● **Task**
Report how many lines of the listing below include the word "this". Give nothing but the number.

☆ ☆ ☆ ☆ ☆ ☆ ☆

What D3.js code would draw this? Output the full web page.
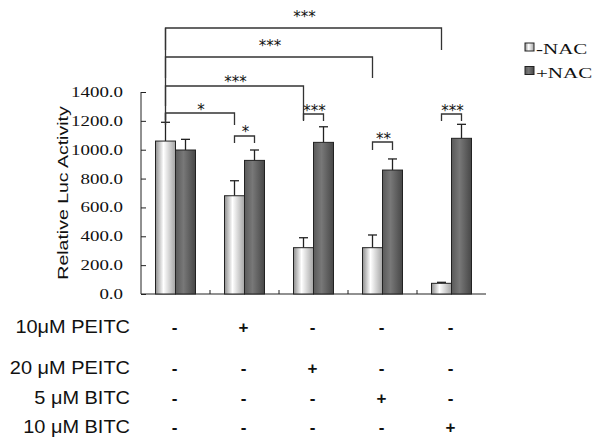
<!DOCTYPE html>
<html>
<head>
<meta charset="utf-8">
<script src="https://cdn.jsdelivr.net/npm/d3@7"></script>
<style>
  body { margin: 0; background: #fff; }
</style>
</head>
<body>
<script>
const groups = ["g1", "g2", "g3", "g4", "g5"];
const series = ["-NAC", "+NAC"];
const minusNac = [1060, 681, 321, 321, 74];
const minusNacErr = [130, 104, 69, 88, 7];
const plusNac = [998, 926, 1051, 859, 1079];
const plusNacErr = [74, 72, 108, 77, 97];
const yTicks = [0, 200, 400, 600, 800, 1000, 1200, 1400];

const rowLabels = ["10μM PEITC", "20 μM PEITC", "5 μM BITC", "10 μM BITC"];
const rowSigns = [
  ["-", "+", "-", "-", "-"],
  ["-", "-", "+", "-", "-"],
  ["-", "-", "-", "+", "-"],
  ["-", "-", "-", "-", "+"]
];

// significance: [from group, from series, to group, to series, label]
const sigPairs = [
  [0, 0, 4, 0, "***"],
  [0, 0, 3, 0, "***"],
  [0, 0, 2, 0, "***"],
  [0, 0, 1, 0, "*"],
  [1, 0, 1, 1, "*"],
  [2, 0, 2, 1, "***"],
  [3, 0, 3, 1, "**"],
  [4, 0, 4, 1, "***"]
];
// bracket layout: [line y, drop, label centre y]
const sigLayout = [
  [28, 22, 13], [57, 21, 42], [86, 34, 78], [113, 12, 106],
  [136, 7, 128], [114, 7, 106.5], [142, 8, 135], [114, 7, 106.5]
];

const w = 600, h = 448;
const mLeft = 141, mRight = 486, mTop = 92, mBottom = 294;

const svg = d3.select("body").append("svg")
  .attr("width", w).attr("height", h);

// widen glyphs like the original's stretched text
function stretch(sel, k) {
  sel.each(function() {
    const len = this.getComputedTextLength();
    d3.select(this).attr("textLength", len * k).attr("lengthAdjust", "spacingAndGlyphs");
  });
}

const defs = svg.append("defs");
const lg = defs.append("linearGradient").attr("id", "lightGrad");
lg.append("stop").attr("offset", "0%").attr("stop-color", "#8e8e8e");
lg.append("stop").attr("offset", "40%").attr("stop-color", "#ffffff");
lg.append("stop").attr("offset", "100%").attr("stop-color", "#a4a4a4");
const dg = defs.append("linearGradient").attr("id", "darkGrad");
dg.append("stop").attr("offset", "0%").attr("stop-color", "#5a5a5a");
dg.append("stop").attr("offset", "40%").attr("stop-color", "#787878");
dg.append("stop").attr("offset", "100%").attr("stop-color", "#474747");

const x = d3.scaleBand().domain(groups).range([mLeft, mRight]);
const xs = d3.scaleBand().domain(series).range([0, 40]);
const y = d3.scaleLinear().domain([0, 1400]).range([mBottom, mTop]);

const barX = (g, s) => x(groups[g]) + x.bandwidth() / 2 - 20 + xs(series[s]);

// axes
const yAxis = d3.axisLeft(y).tickValues(yTicks).tickSize(-5).tickPadding(18)
  .tickFormat(d3.format(".1f"));
const ya = svg.append("g").attr("transform", `translate(${mLeft},0)`).call(yAxis);
ya.select(".domain").attr("d", `M0,${mTop}V${mBottom}`).attr("stroke", "#222");
ya.selectAll(".tick line").attr("stroke", "#222");
ya.selectAll("text").attr("font-family", "Liberation Serif, serif")
  .attr("font-size", 14).attr("fill", "#111");
stretch(ya.selectAll("text"), 1.35);

const xAxis = d3.axisBottom(x).tickSize(0).tickFormat("");
const xa = svg.append("g").attr("transform", `translate(0,${mBottom})`).call(xAxis);
xa.select(".domain").attr("d", `M${mLeft},0H${mRight}`).attr("stroke", "#222");
xa.selectAll(".tick").remove();
svg.selectAll(".sep").data(groups.slice(1)).enter().append("line")
  .attr("x1", d => x(d)).attr("x2", d => x(d))
  .attr("y1", mBottom).attr("y2", mBottom - 4)
  .attr("stroke", "#222");

const yTitle = svg.append("text")
  .attr("transform", `translate(68,${(mTop + mBottom) / 2}) rotate(-90)`)
  .attr("text-anchor", "middle")
  .attr("font-family", "Liberation Sans, Arial, sans-serif")
  .attr("font-size", 15).attr("fill", "#111")
  .text("Relative Luc Activity");
stretch(yTitle, 1.3);

// bars
const vals = [minusNac, plusNac];
const errs = [minusNacErr, plusNacErr];
const fills = ["url(#lightGrad)", "url(#darkGrad)"];
vals.forEach((arr, s) => {
  const gSel = svg.append("g");
  gSel.selectAll("line.err").data(arr).enter().append("line")
    .attr("x1", (d, i) => barX(i, s) + 10).attr("x2", (d, i) => barX(i, s) + 10)
    .attr("y1", d => y(d)).attr("y2", (d, i) => y(d + errs[s][i]))
    .attr("stroke", "#222").attr("stroke-width", 1.3);
  gSel.selectAll("line.cap").data(arr).enter().append("line")
    .attr("x1", (d, i) => barX(i, s) + 5.5).attr("x2", (d, i) => barX(i, s) + 14.5)
    .attr("y1", (d, i) => y(d + errs[s][i])).attr("y2", (d, i) => y(d + errs[s][i]))
    .attr("stroke", "#222").attr("stroke-width", 1.3);
  gSel.selectAll("rect").data(arr).enter().append("rect")
    .attr("x", (d, i) => barX(i, s)).attr("width", xs.bandwidth())
    .attr("y", d => y(d)).attr("height", d => mBottom - y(d))
    .attr("fill", fills[s]).attr("stroke", "#222").attr("stroke-width", 1);
});

// significance brackets
sigPairs.forEach((b, k) => {
  const [by, drop, ly] = sigLayout[k];
  const x1 = barX(b[0], b[1]) + 10;
  const x2 = barX(b[2], b[3]) + 10;
  svg.append("path")
    .attr("d", `M${x1},${by + drop}V${by}H${x2}V${by + drop}`)
    .attr("fill", "none").attr("stroke", "#333").attr("stroke-width", 1.3);
  svg.append("text")
    .attr("x", (x1 + x2) / 2 + 1).attr("y", ly + 9)
    .attr("text-anchor", "middle")
    .attr("font-family", "DejaVu Sans, sans-serif")
    .attr("font-size", 15).attr("fill", "#111")
    .text(b[4]);
});
// connecting vertical from top bracket down to the "*" bracket
svg.append("line")
  .attr("x1", barX(0, 0) + 10).attr("x2", barX(0, 0) + 10)
  .attr("y1", 28).attr("y2", 106)
  .attr("stroke", "#333").attr("stroke-width", 1.3);
svg.append("line")
  .attr("x1", barX(0, 0) + 10).attr("x2", barX(0, 0) + 10)
  .attr("y1", 113).attr("y2", y(minusNac[0] + minusNacErr[0]))
  .attr("stroke", "#333").attr("stroke-width", 1.3);

// legend
const leg = svg.append("g").attr("transform", "translate(525,43)");
series.forEach((s, i) => {
  leg.append("rect").attr("x", 0).attr("y", i * 23.5)
    .attr("width", 9).attr("height", 8)
    .attr("fill", fills[i]).attr("stroke", "#222");
  const t = leg.append("text").attr("x", 11).attr("y", i * 23.5 + 11)
    .attr("font-family", "Liberation Serif, serif")
    .attr("font-size", 15).attr("fill", "#111")
    .text(s);
  stretch(t, 1.4);
});

// treatment table
const rowY = [333, 374, 404, 433];
rowLabels.forEach((lab, r) => {
  const t = svg.append("text").attr("x", 130).attr("y", rowY[r])
    .attr("text-anchor", "end")
    .attr("font-family", "Liberation Sans, Arial, sans-serif")
    .attr("font-size", 19).attr("fill", "#111")
    .text(lab);
  stretch(t, 1.05);
  svg.selectAll(null).data(rowSigns[r]).enter().append("text")
    .attr("x", (d, i) => x(groups[i]) + x.bandwidth() / 2 - 1)
    .attr("y", rowY[r])
    .attr("text-anchor", "middle")
    .attr("font-family", "Liberation Sans, Arial, sans-serif")
    .attr("font-weight", "bold")
    .attr("font-size", 17).attr("fill", "#111")
    .text(d => d);
});
</script>
</body>
</html>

☆ ☆ ☆ ☆ ☆ ☆ ☆

● **Exercise result**
3